**SOURCE MATERIAL:**
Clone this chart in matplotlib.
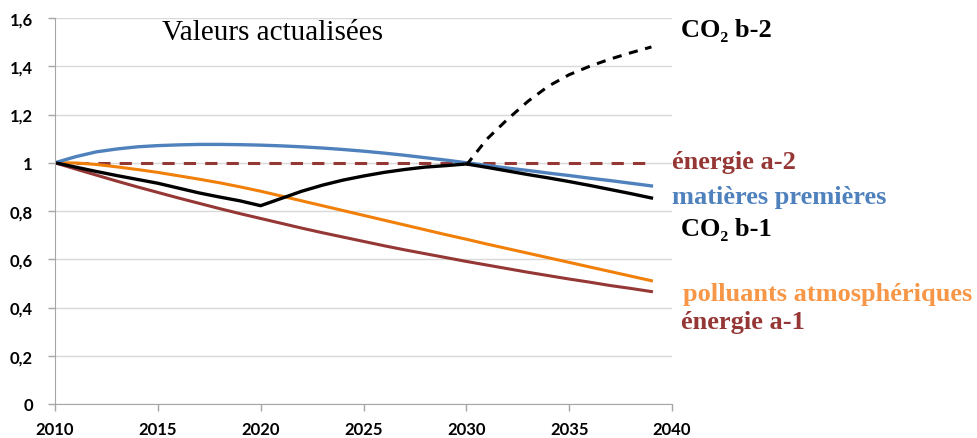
import matplotlib
matplotlib.use("Agg")
import matplotlib.pyplot as plt

years = list(range(2010, 2040))

matieres = [1.0, 1.025, 1.045, 1.057, 1.066, 1.071, 1.074, 1.076, 1.076, 1.075,
            1.073, 1.07, 1.066, 1.061, 1.055, 1.048, 1.04, 1.031, 1.021, 1.011,
            1.0, 0.989, 0.978, 0.968, 0.957, 0.947, 0.936, 0.926, 0.915, 0.904]

energie_a2 = [1.0] * 30

energie_a1 = [1.0, 0.974, 0.949, 0.924, 0.9, 0.877, 0.854, 0.832, 0.81, 0.789,
              0.769, 0.749, 0.729, 0.71, 0.692, 0.674, 0.656, 0.639, 0.623, 0.607,
              0.591, 0.576, 0.561, 0.546, 0.532, 0.518, 0.505, 0.491, 0.479, 0.466]

polluants = [1.0, 0.999, 0.993, 0.983, 0.972, 0.96, 0.946, 0.932, 0.917, 0.9,
             0.882, 0.862, 0.842, 0.822, 0.802, 0.782, 0.762, 0.742, 0.722, 0.702,
             0.683, 0.663, 0.644, 0.625, 0.606, 0.587, 0.568, 0.549, 0.53, 0.511]

co2_b1 = [1.0, 0.982, 0.964, 0.947, 0.931, 0.915, 0.895, 0.875, 0.858, 0.842,
          0.822, 0.852, 0.882, 0.907, 0.928, 0.945, 0.96, 0.972, 0.982, 0.988,
          0.995, 0.981, 0.966, 0.951, 0.937, 0.922, 0.906, 0.889, 0.872, 0.854]

years_b2 = list(range(2030, 2040))
co2_b2 = [0.99, 1.098, 1.18, 1.255, 1.318, 1.365, 1.4, 1.43, 1.456, 1.48]

yticks = [0, 0.2, 0.4, 0.6, 0.8, 1.0, 1.2, 1.4, 1.6]
ytick_labels = ["0", "0,2", "0,4", "0,6", "0,8", "1", "1,2", "1,4", "1,6"]
xticks = [2010, 2015, 2020, 2025, 2030, 2035, 2040]

fig = plt.figure(figsize=(9.77, 4.39), dpi=100)
ax = fig.add_axes([55/977, 34/439, 617/977, 386/439])

ax.plot(years, energie_a2, color="#953735", lw=2.2, dashes=(4, 3))
ax.plot(years, energie_a1, color="#953735", lw=2.2)
ax.plot(years, polluants, color="#F0800A", lw=2.2)
ax.plot(years, matieres, color="#4F81BD", lw=2.4)
ax.plot(years, co2_b1, color="black", lw=2.4)
ax.plot(years_b2, co2_b2, color="black", lw=2.2, dashes=(3, 2.5))

ax.set_xlim(2010, 2040)
ax.set_ylim(0, 1.6)
ax.set_yticks(yticks)
ax.set_yticklabels(ytick_labels)
ax.set_xticks(xticks)
ax.grid(axis="y", color="#D9D9D9", lw=1)
ax.set_axisbelow(True)
for s in ["top", "right"]:
    ax.spines[s].set_visible(False)
for s in ["left", "bottom"]:
    ax.spines[s].set_color("#A6A6A6")
ax.tick_params(axis="both", colors="#A6A6A6", length=5, width=1, labelcolor="black")
ax.tick_params(axis="x", pad=7)
ax.tick_params(axis="y", pad=11)
for lbl in ax.get_xticklabels() + ax.get_yticklabels():
    lbl.set_fontfamily("Lato")
    lbl.set_fontweight("bold")
    lbl.set_fontsize(12)

serif = ["Liberation Serif", "DejaVu Serif"]
fig.text(162/977, 1 - 33/439, "Valeurs actualisées", family=serif, fontsize=21,
         va="center", ha="left")

def lab(x, y, s, c):
    fig.text(x/977, 1 - y/439, s, family=serif, fontsize=19, fontweight="bold",
             color=c, va="center", ha="left")

lab(681, 30, "CO₂ b-2", "black")
lab(672, 163, "énergie a-2", "#953735")
lab(672, 198, "matières premières", "#4F81BD")
lab(681, 230, "CO₂ b-1", "black")
lab(683, 294, "polluants atmosphériques", "#F79646")
lab(681, 323, "énergie a-1", "#953735")

fig.savefig("out.png", dpi=100)
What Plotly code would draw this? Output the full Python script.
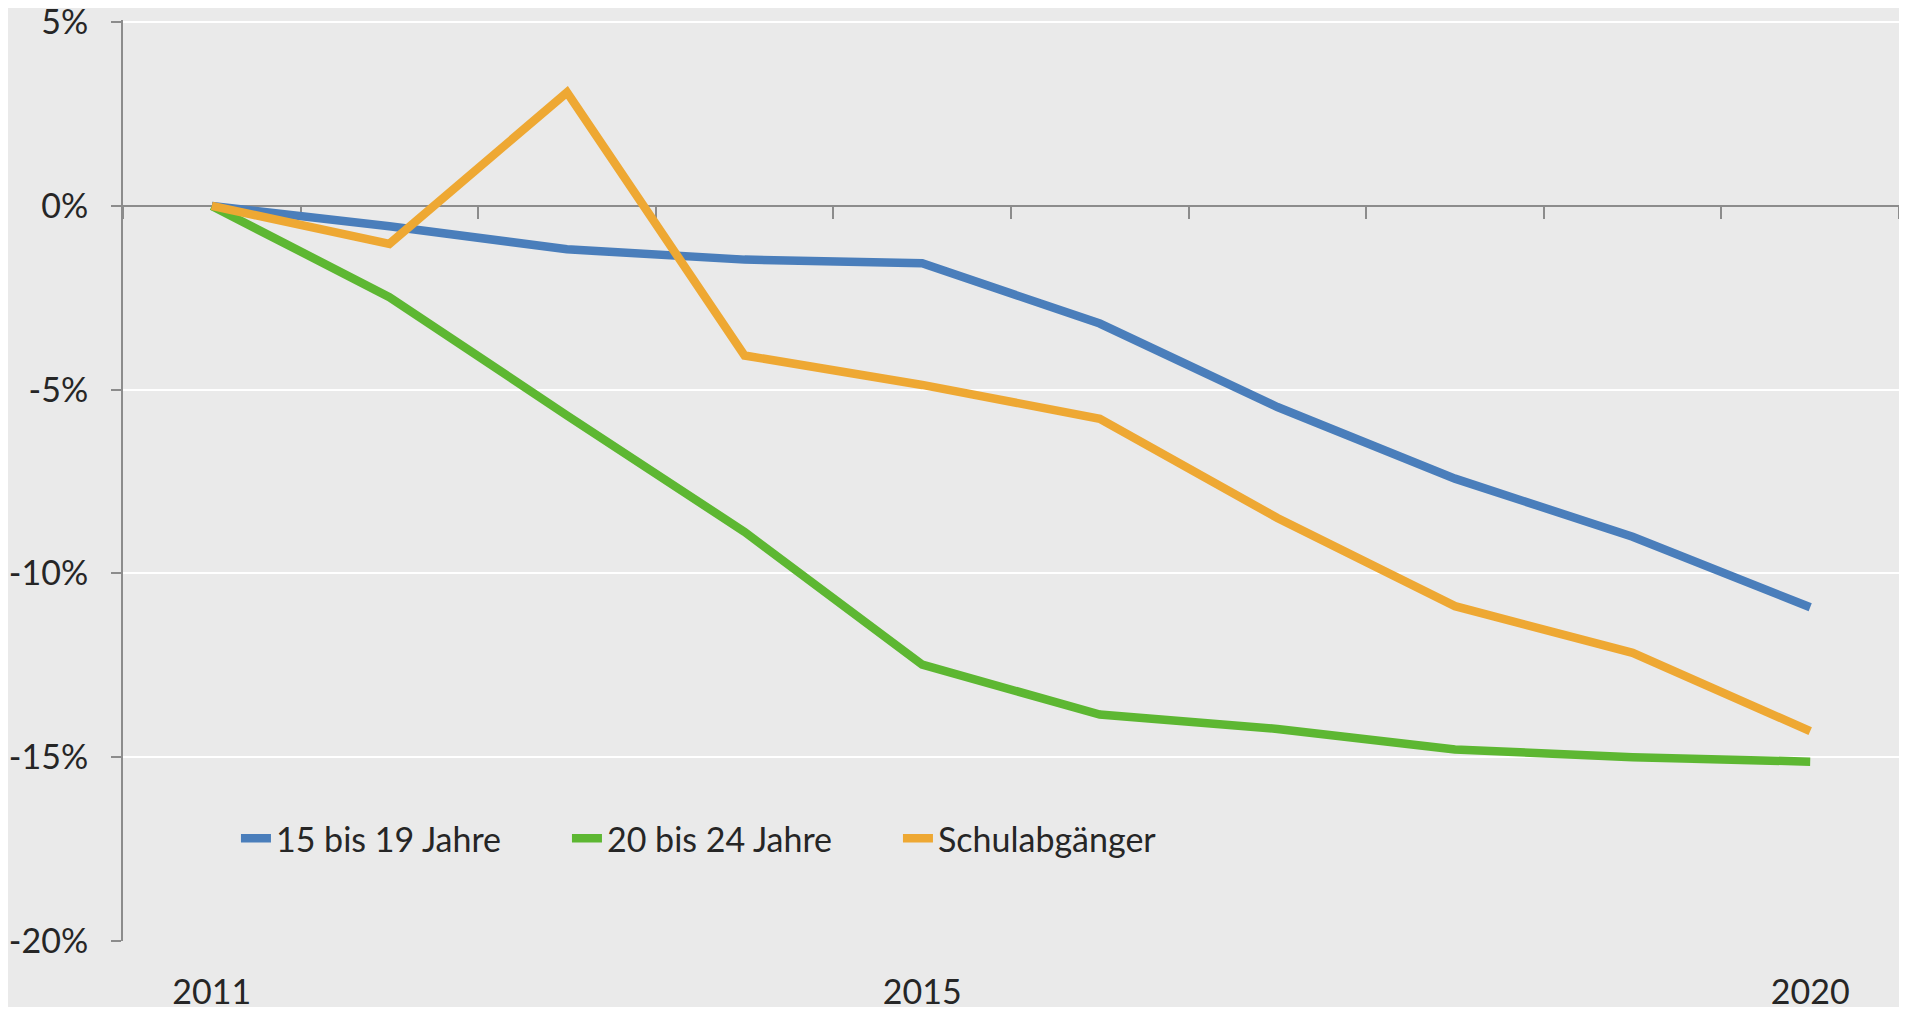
import plotly.graph_objects as go

years = ["2011", "2012", "2013", "2014", "2015", "2016", "2017", "2018", "2019", "2020"]
s_15_19 = [0.0, -0.55, -1.18, -1.46, -1.56, -3.2, -5.47, -7.42, -9.0, -10.92]
s_20_24 = [0.0, -2.48, -5.7, -8.87, -12.48, -13.84, -14.23, -14.79, -15.0, -15.12]
s_schul = [0.0, -1.03, 3.09, -4.07, -4.87, -5.79, -8.49, -10.89, -12.16, -14.29]

names = ["15 bis 19 Jahre", "20 bis 24 Jahre", "Schulabgänger"]
colors = ["#4A7EBB", "#5DB732", "#EEA833"]

x_tickvals = ["2011", "2015", "2020"]
y_tickvals = [5, 0, -5, -10, -15, -20]
y_ticktext = ["5%", "0%", "-5%", "-10%", "-15%", "-20%"]
y_range = [-20.0005, 5.06]

FONT = "Lato"
bg = "#EAEAEA"

fig = go.Figure()
for name, vals, col in zip(names, [s_15_19, s_20_24, s_schul], colors):
    fig.add_trace(go.Scatter(x=years, y=vals, mode="lines", name=name,
                             line=dict(color=col, width=8.5)))

# invisible helper trace so the 0%-crossing category axis is drawn
fig.add_trace(go.Scatter(x=years, y=s_15_19, xaxis="x2", mode="lines", opacity=0,
                         showlegend=False, hoverinfo="skip"))

zero_pos = (0 - y_range[0]) / (y_range[1] - y_range[0])

fig.update_layout(
    width=1891, height=999,
    margin=dict(l=115, r=0, t=12, b=66, autoexpand=False),
    paper_bgcolor=bg, plot_bgcolor=bg,
    font=dict(family=FONT, size=34, color="#262626"),
    showlegend=True,
    legend=dict(orientation="h", x=0.0636, xanchor="left", y=0.111, yanchor="middle",
                bgcolor="rgba(0,0,0,0)", font=dict(family=FONT, size=34, color="#262626"),
                entrywidth=286, itemwidth=30, tracegroupgap=0),
    xaxis=dict(type="category", categoryarray=years, range=[-0.5, 9.5],
               tickmode="array", tickvals=x_tickvals, ticktext=x_tickvals,
               showgrid=False, showline=False, zeroline=False, ticks="",
               automargin=False,
               ticklabelstandoff=28, tickfont=dict(family=FONT, size=34, color="#262626")),
    xaxis2=dict(type="category", categoryarray=years, range=[-0.5, 9.5],
                overlaying="x", anchor="free", position=zero_pos, side="bottom",
                showticklabels=False, showgrid=False, zeroline=False,
                showline=True, linecolor="#8C8C8C", linewidth=2,
                ticks="outside", tickson="boundaries", ticklen=12, tickwidth=2,
                tickcolor="#8C8C8C", layer="below traces"),
    yaxis=dict(range=y_range, tickmode="array", tickvals=y_tickvals, ticktext=y_ticktext,
               showgrid=True, gridcolor="#FFFFFF", gridwidth=2, zeroline=False,
               showline=True, linecolor="#8C8C8C", linewidth=2,
               ticks="outside", ticklen=10, tickwidth=2, tickcolor="#8C8C8C",
               automargin=False, ticklabeloverflow="allow",
               ticklabelstandoff=16, tickfont=dict(family=FONT, size=34, color="#262626")),
)

fig.write_html("out.html")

**TASK STATEMENT:** The images in the entries above should be left out; please reproduce exactly the lines from the first through the one containing "xticks = [2010, 2015, 2020, 2025, 2030, 2035, 2040]".

**OUTPUT:**
Clone this chart in matplotlib.
import matplotlib
matplotlib.use("Agg")
import matplotlib.pyplot as plt

years = list(range(2010, 2040))

matieres = [1.0, 1.025, 1.045, 1.057, 1.066, 1.071, 1.074, 1.076, 1.076, 1.075,
            1.073, 1.07, 1.066, 1.061, 1.055, 1.048, 1.04, 1.031, 1.021, 1.011,
            1.0, 0.989, 0.978, 0.968, 0.957, 0.947, 0.936, 0.926, 0.915, 0.904]

energie_a2 = [1.0] * 30

energie_a1 = [1.0, 0.974, 0.949, 0.924, 0.9, 0.877, 0.854, 0.832, 0.81, 0.789,
              0.769, 0.749, 0.729, 0.71, 0.692, 0.674, 0.656, 0.639, 0.623, 0.607,
              0.591, 0.576, 0.561, 0.546, 0.532, 0.518, 0.505, 0.491, 0.479, 0.466]

polluants = [1.0, 0.999, 0.993, 0.983, 0.972, 0.96, 0.946, 0.932, 0.917, 0.9,
             0.882, 0.862, 0.842, 0.822, 0.802, 0.782, 0.762, 0.742, 0.722, 0.702,
             0.683, 0.663, 0.644, 0.625, 0.606, 0.587, 0.568, 0.549, 0.53, 0.511]

co2_b1 = [1.0, 0.982, 0.964, 0.947, 0.931, 0.915, 0.895, 0.875, 0.858, 0.842,
          0.822, 0.852, 0.882, 0.907, 0.928, 0.945, 0.96, 0.972, 0.982, 0.988,
          0.995, 0.981, 0.966, 0.951, 0.937, 0.922, 0.906, 0.889, 0.872, 0.854]

years_b2 = list(range(2030, 2040))
co2_b2 = [0.99, 1.098, 1.18, 1.255, 1.318, 1.365, 1.4, 1.43, 1.456, 1.48]

yticks = [0, 0.2, 0.4, 0.6, 0.8, 1.0, 1.2, 1.4, 1.6]
ytick_labels = ["0", "0,2", "0,4", "0,6", "0,8", "1", "1,2", "1,4", "1,6"]
xticks = [2010, 2015, 2020, 2025, 2030, 2035, 2040]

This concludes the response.